● **JOB**: Start with the line that contains "Emit a web page" and end with the line that contains "height = H - margin.top"; retype those lines and the ones between them exactly, without any pictures.

● **GIVEN DATA**:
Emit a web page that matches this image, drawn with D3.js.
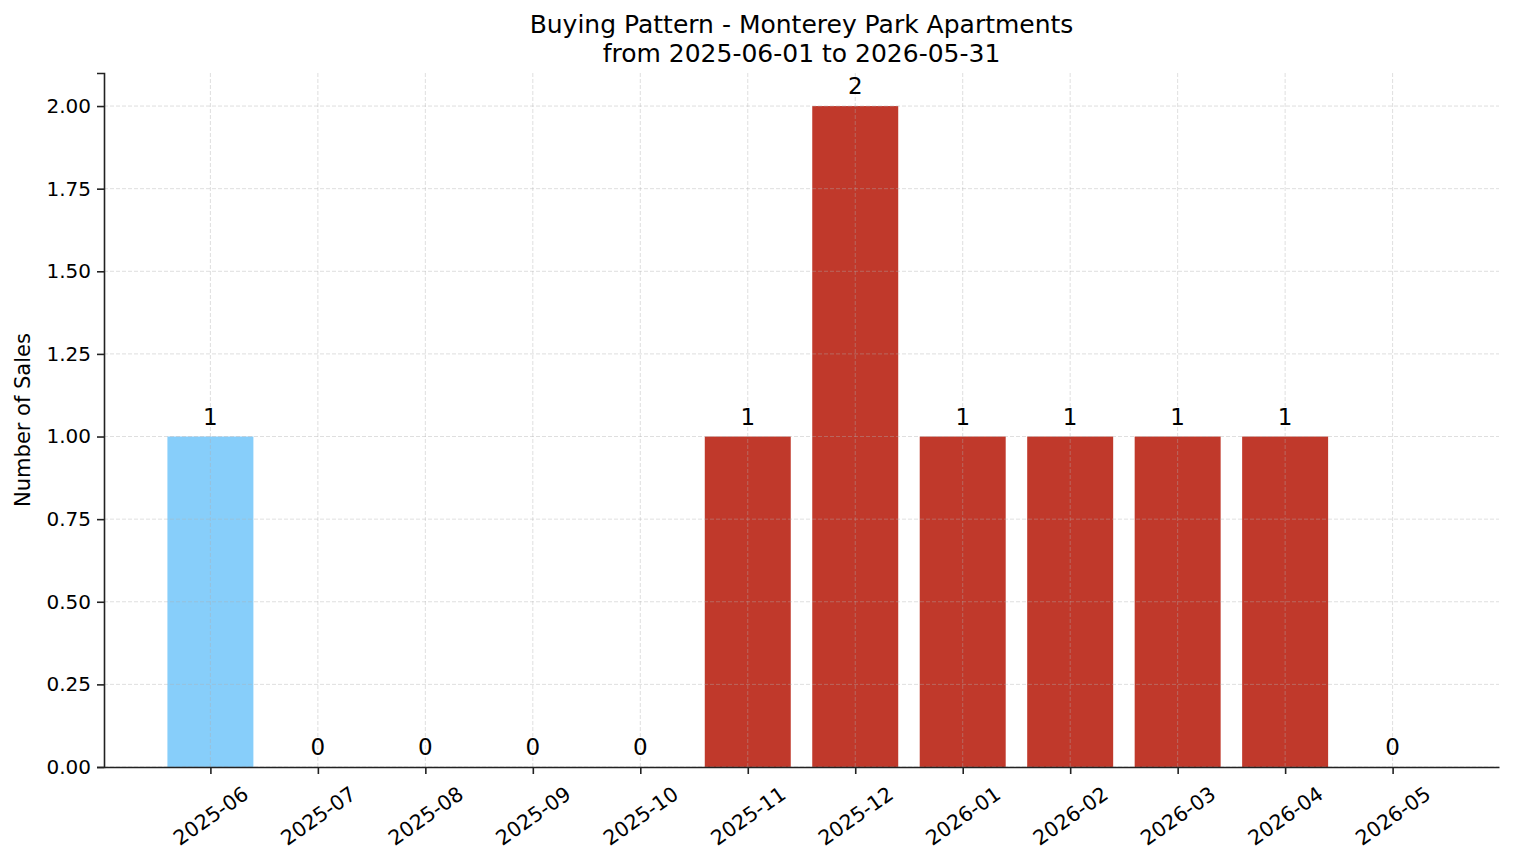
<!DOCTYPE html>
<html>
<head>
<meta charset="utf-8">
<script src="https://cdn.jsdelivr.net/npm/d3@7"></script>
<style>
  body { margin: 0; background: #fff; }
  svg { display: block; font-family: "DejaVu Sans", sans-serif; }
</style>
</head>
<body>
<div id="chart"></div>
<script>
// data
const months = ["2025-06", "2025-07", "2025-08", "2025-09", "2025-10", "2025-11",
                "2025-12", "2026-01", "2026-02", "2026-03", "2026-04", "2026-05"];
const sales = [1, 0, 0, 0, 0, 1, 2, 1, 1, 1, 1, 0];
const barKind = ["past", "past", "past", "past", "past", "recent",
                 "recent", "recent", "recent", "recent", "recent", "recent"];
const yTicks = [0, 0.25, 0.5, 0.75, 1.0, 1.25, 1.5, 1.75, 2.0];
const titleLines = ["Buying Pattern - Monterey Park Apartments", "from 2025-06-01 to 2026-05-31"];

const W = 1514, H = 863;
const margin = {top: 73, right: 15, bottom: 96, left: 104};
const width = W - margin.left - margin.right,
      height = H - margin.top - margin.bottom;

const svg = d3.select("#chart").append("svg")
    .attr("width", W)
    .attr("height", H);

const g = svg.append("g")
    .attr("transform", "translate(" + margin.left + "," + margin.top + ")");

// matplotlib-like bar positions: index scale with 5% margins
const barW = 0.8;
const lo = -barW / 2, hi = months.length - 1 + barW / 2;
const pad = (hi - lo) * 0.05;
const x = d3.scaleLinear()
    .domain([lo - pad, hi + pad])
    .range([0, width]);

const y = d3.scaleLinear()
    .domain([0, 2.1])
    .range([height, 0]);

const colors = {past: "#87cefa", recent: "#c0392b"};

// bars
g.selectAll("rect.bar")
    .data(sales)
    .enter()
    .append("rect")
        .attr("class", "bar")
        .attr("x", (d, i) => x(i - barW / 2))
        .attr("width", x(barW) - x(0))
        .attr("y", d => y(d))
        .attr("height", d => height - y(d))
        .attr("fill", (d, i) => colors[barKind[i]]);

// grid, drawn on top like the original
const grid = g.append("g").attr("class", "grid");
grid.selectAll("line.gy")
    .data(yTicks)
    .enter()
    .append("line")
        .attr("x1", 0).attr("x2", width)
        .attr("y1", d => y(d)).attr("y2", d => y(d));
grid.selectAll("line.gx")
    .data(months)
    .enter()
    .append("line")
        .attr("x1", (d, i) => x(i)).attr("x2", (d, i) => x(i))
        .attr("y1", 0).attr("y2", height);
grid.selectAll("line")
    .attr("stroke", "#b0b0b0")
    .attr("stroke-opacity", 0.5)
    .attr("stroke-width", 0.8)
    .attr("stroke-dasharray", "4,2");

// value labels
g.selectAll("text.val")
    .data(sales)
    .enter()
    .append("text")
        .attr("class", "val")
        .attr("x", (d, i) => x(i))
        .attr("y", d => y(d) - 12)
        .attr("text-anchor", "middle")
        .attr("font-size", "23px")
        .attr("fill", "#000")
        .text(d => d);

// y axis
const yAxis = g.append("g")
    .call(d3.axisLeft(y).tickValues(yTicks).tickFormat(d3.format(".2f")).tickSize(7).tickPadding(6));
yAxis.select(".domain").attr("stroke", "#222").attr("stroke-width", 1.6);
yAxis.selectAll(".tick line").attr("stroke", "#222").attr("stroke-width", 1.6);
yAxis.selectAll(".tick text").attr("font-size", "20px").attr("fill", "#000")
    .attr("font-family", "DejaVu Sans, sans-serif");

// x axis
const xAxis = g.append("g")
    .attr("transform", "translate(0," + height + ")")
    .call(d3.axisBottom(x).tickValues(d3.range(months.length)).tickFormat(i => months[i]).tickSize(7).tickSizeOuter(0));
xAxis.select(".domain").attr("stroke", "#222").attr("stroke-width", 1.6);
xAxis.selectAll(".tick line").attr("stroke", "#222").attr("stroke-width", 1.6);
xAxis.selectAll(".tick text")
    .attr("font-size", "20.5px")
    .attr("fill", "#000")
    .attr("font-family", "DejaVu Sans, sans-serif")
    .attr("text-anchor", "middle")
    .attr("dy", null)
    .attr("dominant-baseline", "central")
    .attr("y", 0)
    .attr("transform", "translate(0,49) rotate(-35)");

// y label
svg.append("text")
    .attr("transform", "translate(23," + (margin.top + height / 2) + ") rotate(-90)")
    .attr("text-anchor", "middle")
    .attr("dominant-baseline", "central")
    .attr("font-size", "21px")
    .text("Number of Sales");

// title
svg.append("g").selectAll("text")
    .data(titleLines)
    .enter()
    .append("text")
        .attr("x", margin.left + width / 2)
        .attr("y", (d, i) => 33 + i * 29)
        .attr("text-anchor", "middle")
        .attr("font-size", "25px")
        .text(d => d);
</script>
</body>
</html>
---
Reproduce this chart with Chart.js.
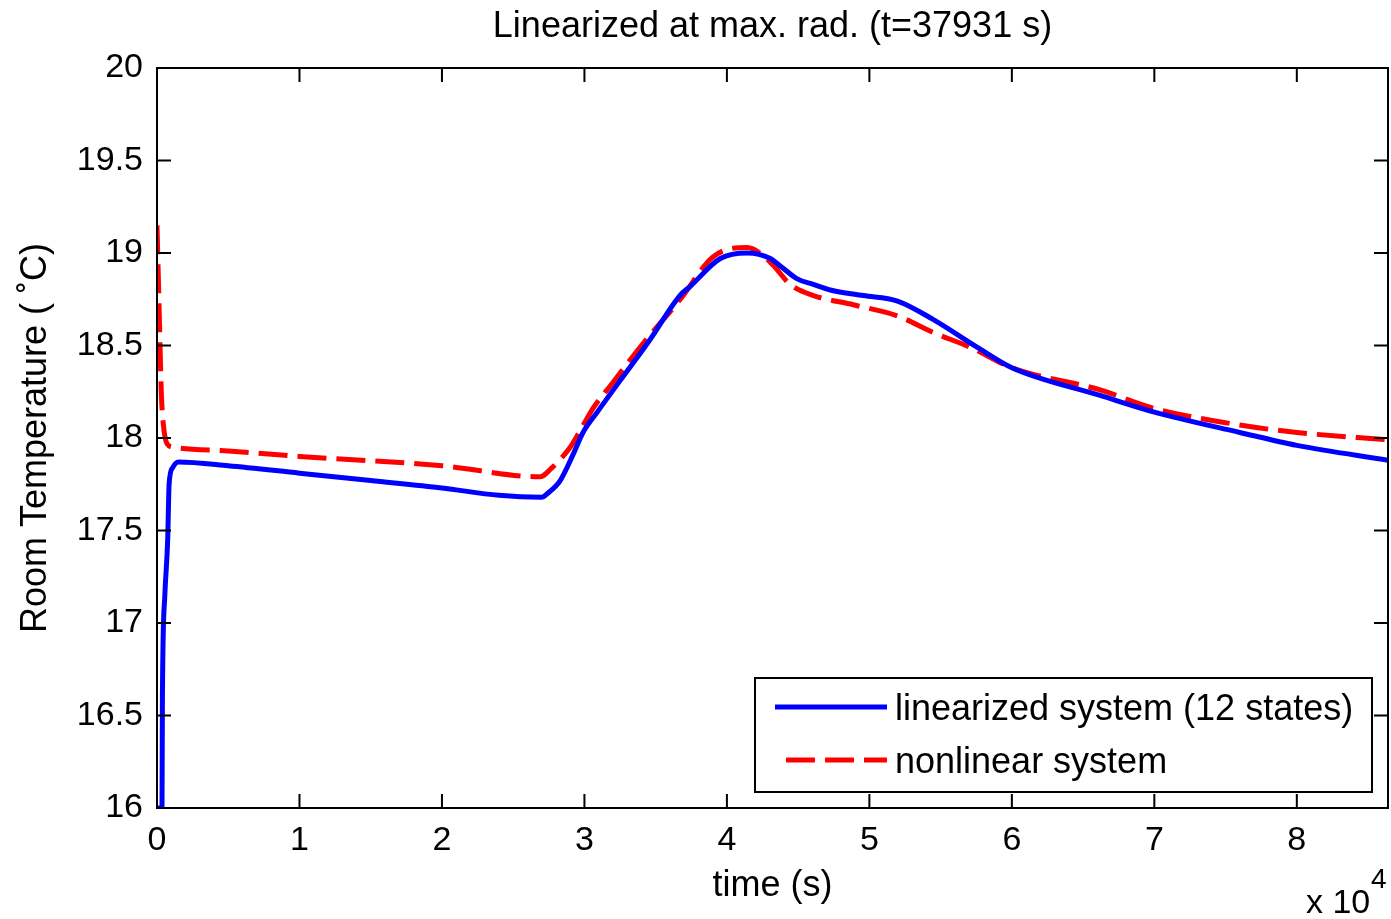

● **ANSWER BELOW**:
Emit a web page that matches this image, drawn with D3.js.
<!DOCTYPE html>
<html>
<head>
<meta charset="utf-8">
<script src="https://cdn.jsdelivr.net/npm/d3@7"></script>
<style>
  body { margin: 0; background: #fff; }
  svg { display: block; font-family: "DejaVu Sans", sans-serif; }
</style>
</head>
<body>
<div id="chart"></div>
<script>
// data
const months = ["2025-06", "2025-07", "2025-08", "2025-09", "2025-10", "2025-11",
                "2025-12", "2026-01", "2026-02", "2026-03", "2026-04", "2026-05"];
const sales = [1, 0, 0, 0, 0, 1, 2, 1, 1, 1, 1, 0];
const barKind = ["past", "past", "past", "past", "past", "recent",
                 "recent", "recent", "recent", "recent", "recent", "recent"];
const yTicks = [0, 0.25, 0.5, 0.75, 1.0, 1.25, 1.5, 1.75, 2.0];
const titleLines = ["Buying Pattern - Monterey Park Apartments", "from 2025-06-01 to 2026-05-31"];

const W = 1514, H = 863;
const margin = {top: 73, right: 15, bottom: 96, left: 104};
const width = W - margin.left - margin.right,
      height = H - margin.top - margin.bottom;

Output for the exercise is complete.